A cette occasion, la LDH et la FIDH ont adressé des recommandations au groupe de travail de l’EPU afin de l’inciter à rappeler à la France les engagements qu’elle avait pris mais qu’elle n’a pas respectés depuis son précédent examen en 2008. Les deux organisations pointent également un certain nombre de domaines où la situation n’est pas satisfaisante, allant des contrôles d’identité au faciès aux discriminations à l’égard des Roms.

Ces recommandations sont reprises ci-dessous, à la suite d’un communiqué commun des deux organisations, en espérant avec Souhayr Belhassen, Présidente de la FIDH, que la France « [cesse] de prendre à la légère les critiques qui lui sont adressées par l’ONU. Sa crédibilité est en jeu ».

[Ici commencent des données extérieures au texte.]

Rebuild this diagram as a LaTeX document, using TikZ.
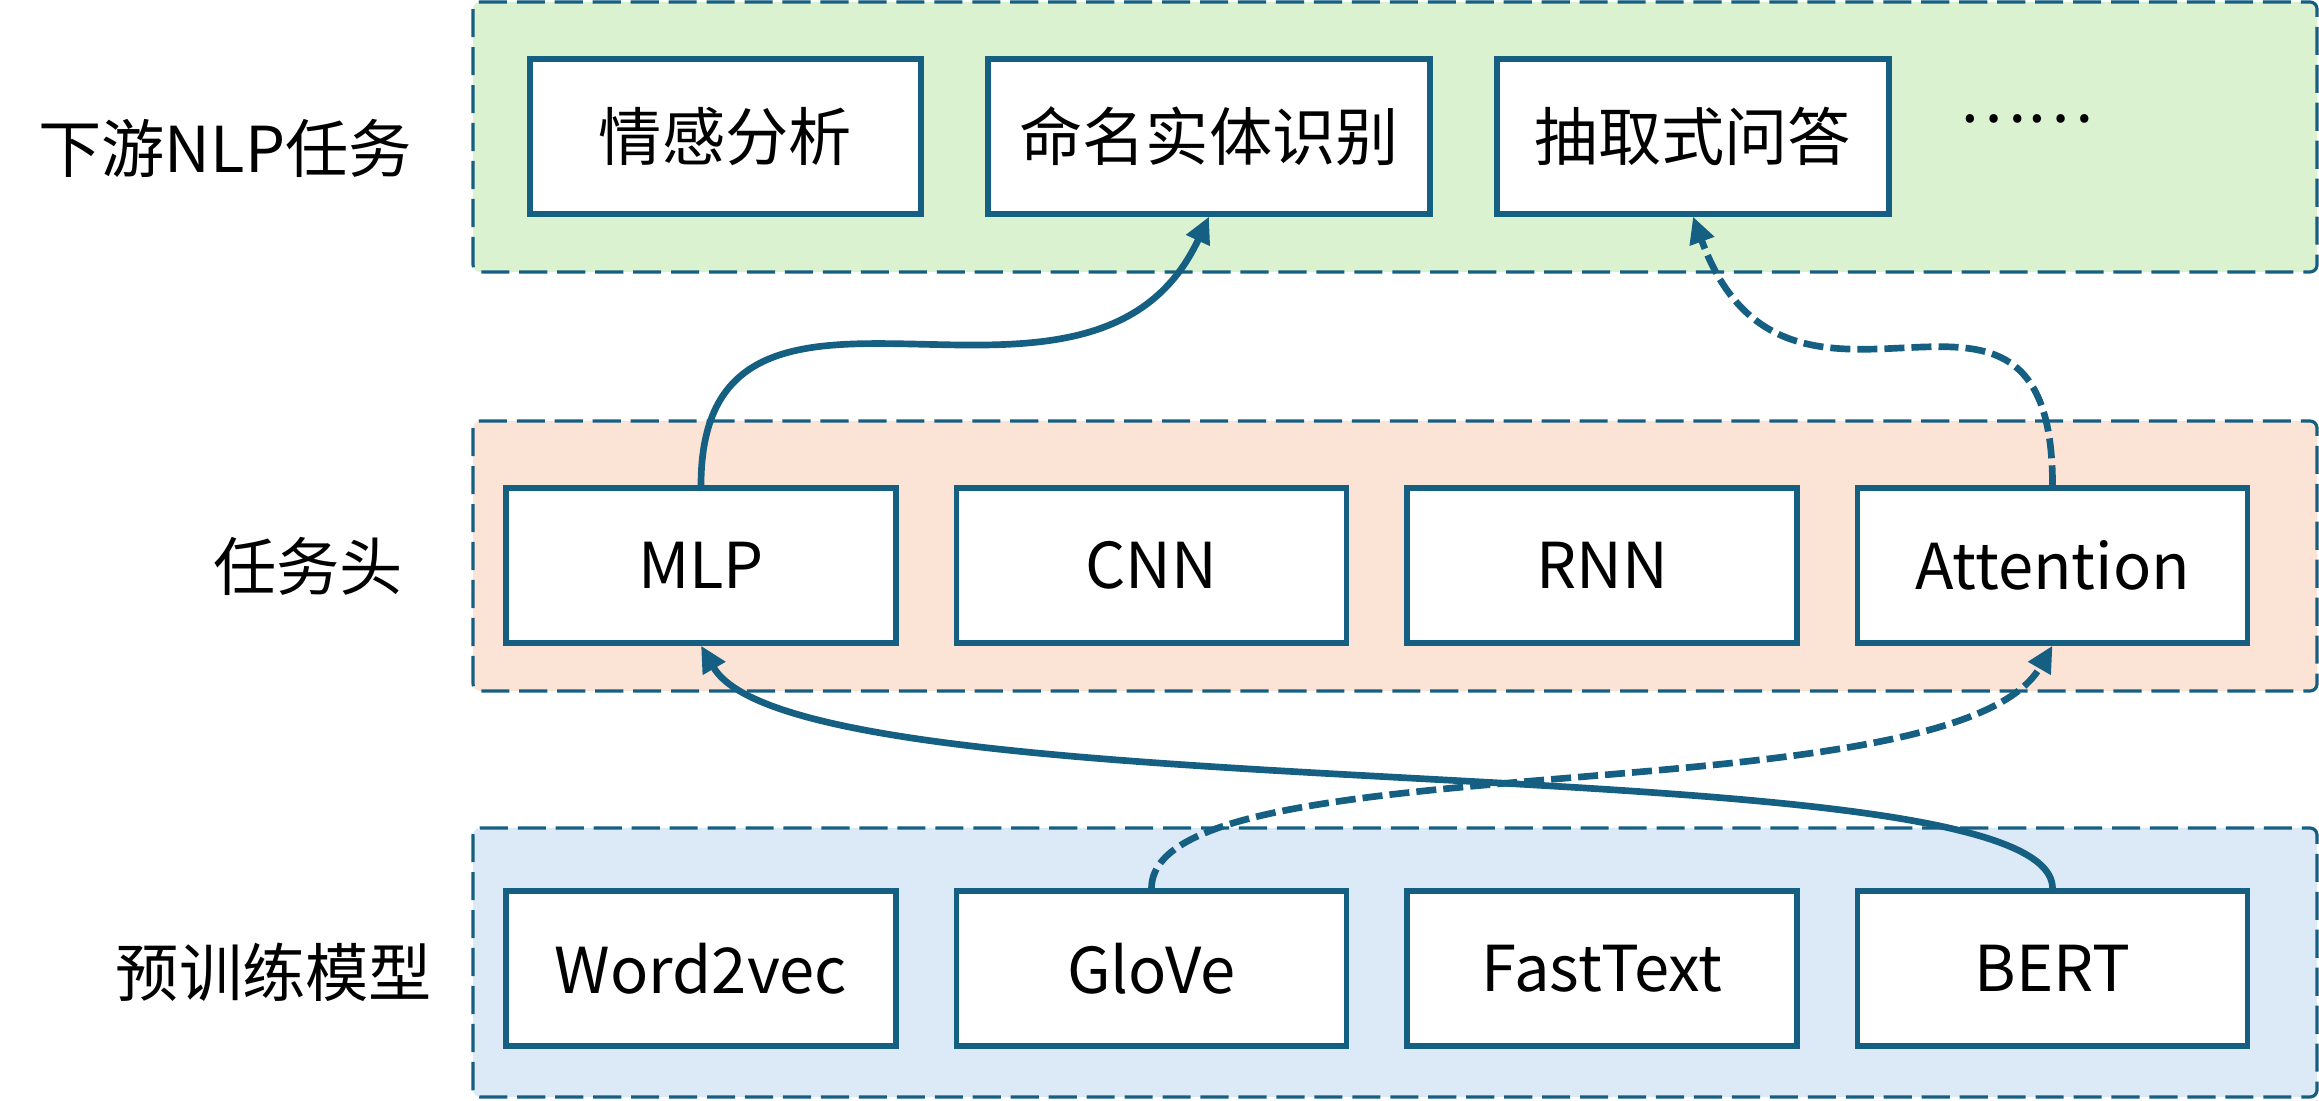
\documentclass[tikz,border=0pt]{standalone}
\usepackage{fontspec}
\setmainfont{Noto Sans CJK SC}
\usetikzlibrary{arrows.meta}

\definecolor{edgeblue}{HTML}{156082}
\definecolor{taskgreen}{HTML}{DAF2D0}
\definecolor{headorange}{HTML}{FBE3D6}
\definecolor{modelblue}{HTML}{DCEAF7}

\tikzset{
  layer/.style={draw=edgeblue, line width=0.9pt, dash pattern=on 8pt off 2.8pt, rounded corners=2pt},
  unitbox/.style={draw=edgeblue, line width=1.5pt, fill=white, minimum height=1.55cm, inner sep=0pt},
  flow/.style={edgeblue, line width=1.9pt, -{Triangle[length=7.5pt,width=7pt]}},
  flowdash/.style={flow, dash pattern=on 5.7pt off 2pt}
}

\begin{document}
\begin{tikzpicture}[font=\fontsize{18}{22}\selectfont]
  \useasboundingbox (0,0) rectangle (23.19,11);

  % Layers
  \draw[layer, fill=taskgreen]  (4.73,8.28) rectangle (23.17,10.98);
  \draw[layer, fill=headorange] (4.73,4.09) rectangle (23.17,6.79);
  \draw[layer, fill=modelblue]  (4.73,0.03) rectangle (23.17,2.72);

  % Layer labels
  \node (lbltask)  at (2.25,9.52) {下游NLP任务};
  \node (lblhead)  at (3.08,5.34) {任务头};
  \node (lblmodel) at (2.74,1.28) {预训练模型};

  % Downstream tasks
  \node[unitbox, minimum width=3.91cm] (senti) at (7.255,9.635) {情感分析};
  \node[unitbox, minimum width=4.42cm] (ner)   at (12.09,9.635) {命名实体识别};
  \node[unitbox, minimum width=3.92cm] (qa)    at (16.93,9.635) {抽取式问答};
  \node (more) at (20.26,9.81) {……};

  % Task heads
  \foreach \name/\x/\txt in {mlp/7.01/MLP, cnn/11.515/CNN, rnn/16.02/RNN, attn/20.525/Attention}
    \node[unitbox, minimum width=3.9cm] (\name) at (\x,5.345) {\txt};

  % Pretrained models
  \foreach \name/\x/\txt in {w2v/7.01/Word2vec, glove/11.515/GloVe, ftext/16.02/FastText, bert/20.525/BERT}
    \node[unitbox, minimum width=3.9cm] (\name) at (\x,1.315) {\txt};

  % Models to heads
  \draw[flow] (bert.north) to[out=90,in=-60,out distance=1.5cm,in distance=2cm] (mlp.south);
  \draw[flowdash] (glove.north) to[out=90,in=-120,out distance=1.5cm,in distance=2cm] (attn.south);

  % Heads to tasks
  \draw[flow] (mlp.north) to[out=90,in=-115,out distance=2.8cm,in distance=2.8cm] (ner.south);
  \draw[flowdash] (attn.north) to[out=90,in=-70,out distance=2.8cm,in distance=2.8cm] (qa.south);
\end{tikzpicture}
\end{document}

Communiqué commun LDH / FIDH [1]

Examen périodique de la France : Les Nations Unies doivent interroger le gouvernement français sur ses promesses non tenues

Le 18 janvier 2013

Les membres des Nations unies doivent utiliser l’Examen périodique universel (EPU) pour recommander à la France de protéger de façon effective les droits de l’Homme de tous, y compris ceux des migrants et des minorités, à l’occasion de son prochain examen qui aura lieu le 21 janvier 2013.

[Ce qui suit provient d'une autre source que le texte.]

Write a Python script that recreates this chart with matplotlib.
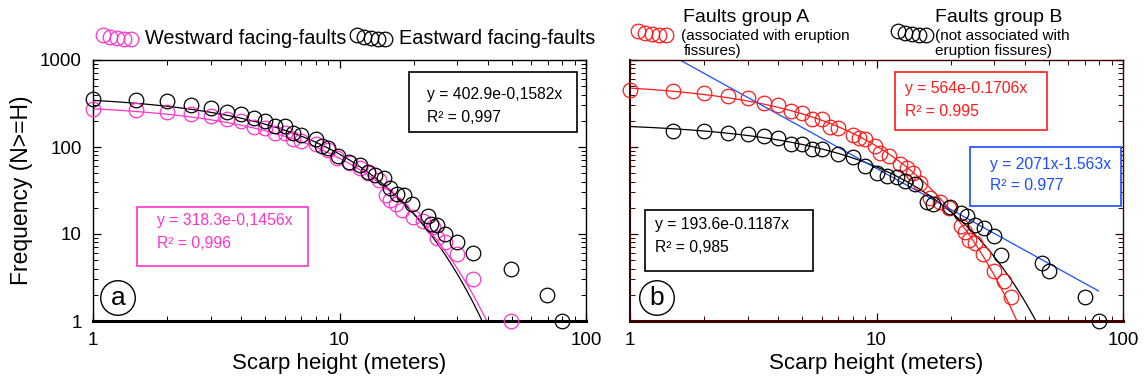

L’EPU est un mécanisme des Nations unies qui permet à tous les pays d’évaluer la situation des droits de l’Homme dans chaque pays membre des Nations unies et de formuler des recommandations en vue de son amélioration. Le dernier examen de la France a eu lieu en 2008 et se concentrait notamment sur la question des discriminations raciales, la protection des droits des minorités et des migrants.

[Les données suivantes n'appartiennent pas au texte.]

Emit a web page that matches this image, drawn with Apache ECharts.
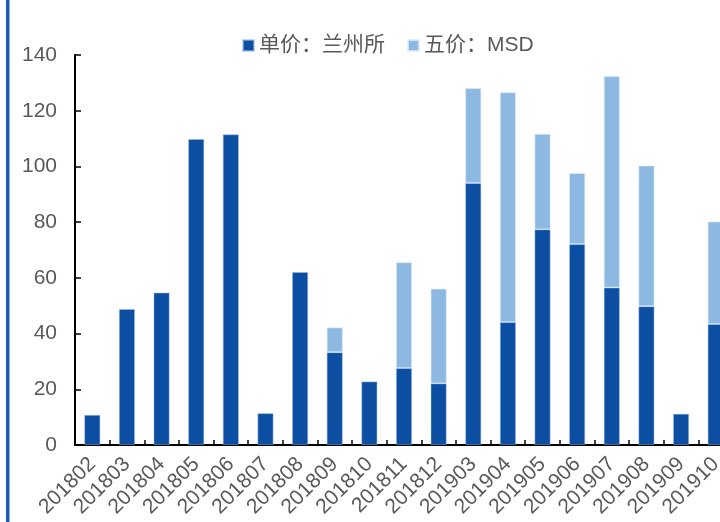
<!DOCTYPE html>
<html>
<head>
<meta charset="utf-8">
<script src="https://cdn.jsdelivr.net/npm/echarts@6/dist/echarts.min.js"></script>
<style>
html,body{margin:0;padding:0;background:#fff;}
#chart{width:720px;height:522px;}
</style>
</head>
<body>
<div id="chart"></div>
<script>
const categories = ['201802','201803','201804','201805','201806','201807','201808','201809','201810','201811','201812','201903','201904','201905','201906','201907','201908','201909','201910'];
const lanzhou = [10.8, 48.8, 54.7, 109.8, 111.5, 11.4, 62.1, 33.3, 22.8, 27.6, 22.1, 94.0, 44.1, 77.4, 72.1, 56.5, 49.8, 11.2, 43.4];
const msd = [null, null, null, null, null, null, null, 8.9, null, 38.0, 34.0, 34.1, 82.5, 34.3, 25.5, 75.9, 50.5, null, 36.8];
const seriesNames = ['单价：兰州所', '五价：MSD'];
const yTicks = {min: 0, max: 140, interval: 20};

const chart = echarts.init(document.getElementById('chart'), null, {renderer: 'canvas'});
const textColor = '#595959';
const font = '"Liberation Sans", Arial, "Noto Sans CJK SC", sans-serif';
chart.setOption({
  animation: false,
  backgroundColor: '#fff',
  graphic: [{
    type: 'rect',
    shape: {x: 6, y: 0, width: 3.5, height: 522},
    style: {fill: '#1a5cb0'}
  }],
  legend: {
    top: 30,
    left: 237,
    itemWidth: 11,
    itemHeight: 11,
    itemGap: 22,
    icon: 'rect',
    textStyle: {color: textColor, fontSize: 21, fontFamily: font},
    data: seriesNames
  },
  grid: {left: 75, right: -13, top: 55, bottom: 77, containLabel: false, outerBoundsMode: 'none'},
  xAxis: {
    type: 'category',
    data: categories,
    boundaryGap: true,
    axisLine: {show: true, lineStyle: {color: '#000', width: 2}},
    axisTick: {show: true, inside: true, length: 5, alignWithLabel: false, lineStyle: {color: '#000', width: 1.5}},
    axisLabel: {rotate: 45, color: textColor, fontSize: 21, fontFamily: font, margin: 16, interval: 0, hideOverlap: false}
  },
  yAxis: {
    type: 'value',
    min: yTicks.min, max: yTicks.max, interval: yTicks.interval,
    axisLine: {show: true, lineStyle: {color: '#000', width: 2}},
    axisTick: {show: true, inside: true, length: 6, lineStyle: {color: '#000', width: 1.5}},
    splitLine: {show: false},
    axisLabel: {color: textColor, fontSize: 21, fontFamily: font, margin: 18}
  },
  series: [{
    name: seriesNames[0],
    type: 'bar',
    stack: 'total',
    data: lanzhou,
    barWidth: 16,
    itemStyle: {color: '#0c4ea2', borderColor: 'rgba(160,190,230,0.6)', borderWidth: 0.8}
  }, {
    name: seriesNames[1],
    type: 'bar',
    stack: 'total',
    data: msd,
    barWidth: 16,
    itemStyle: {color: '#8db8e2', borderColor: 'rgba(220,235,250,0.8)', borderWidth: 0.8}
  }]
});
</script>
</body>
</html>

Pour cette prochaine revue, la LDH et la FIDH appellent les gouvernements qui vont y participer, à rappeler à la France ses promesses non tenues de 2008, ainsi qu’à formuler de nouvelles recommandations reflétant le manque de volonté politique du Gouvernement dans ce domaine : « En dépit des promesses maintes fois renouvelées aux différents organes des Nations unies, la France ne s’est toujours pas dotée d’un plan de lutte contre le racisme efficace et cohérent » a déclaré Pierre Tartakowsky, Président de la
LDH. « Le nouveau Gouvernement a également récemment reculé sur la question des contrôles d’identité au faciès, bien que cette situation ait été dénoncée à plusieurs reprises, non seulement par certains États membres des Nations unies, mais par le Comité des Nations unies sur les discriminations raciales ».

La France avait également déjà fait l’objet de sévères critiques en 2008 s’agissant de son non respect des mesures de non éloignement demandées par un organe des Nations unies (le Comité contre le Torture) s’agissant de personnes susceptibles d’êtres victimes de torture dans leur pays d’origine. « Le Gouvernement français doit saisir l’opportunité de l’EPU pour mettre ses pratiques en conformité avec son discours et accepter sans ambiguïté toutes les recommandations relevant de ses obligations internationales », a déclaré Souhayr Belhassen, Présidente de la FIDH. « La France doit cesser de prendre à la légère les critiques qui lui sont adressées par l’ONU. Sa crédibilité est en jeu ». Nos organisations rappellent que ces injonctions formulées par les Nations unies font partie des obligations internationales librement contractées par la France et auxquelles elle doit se conformer.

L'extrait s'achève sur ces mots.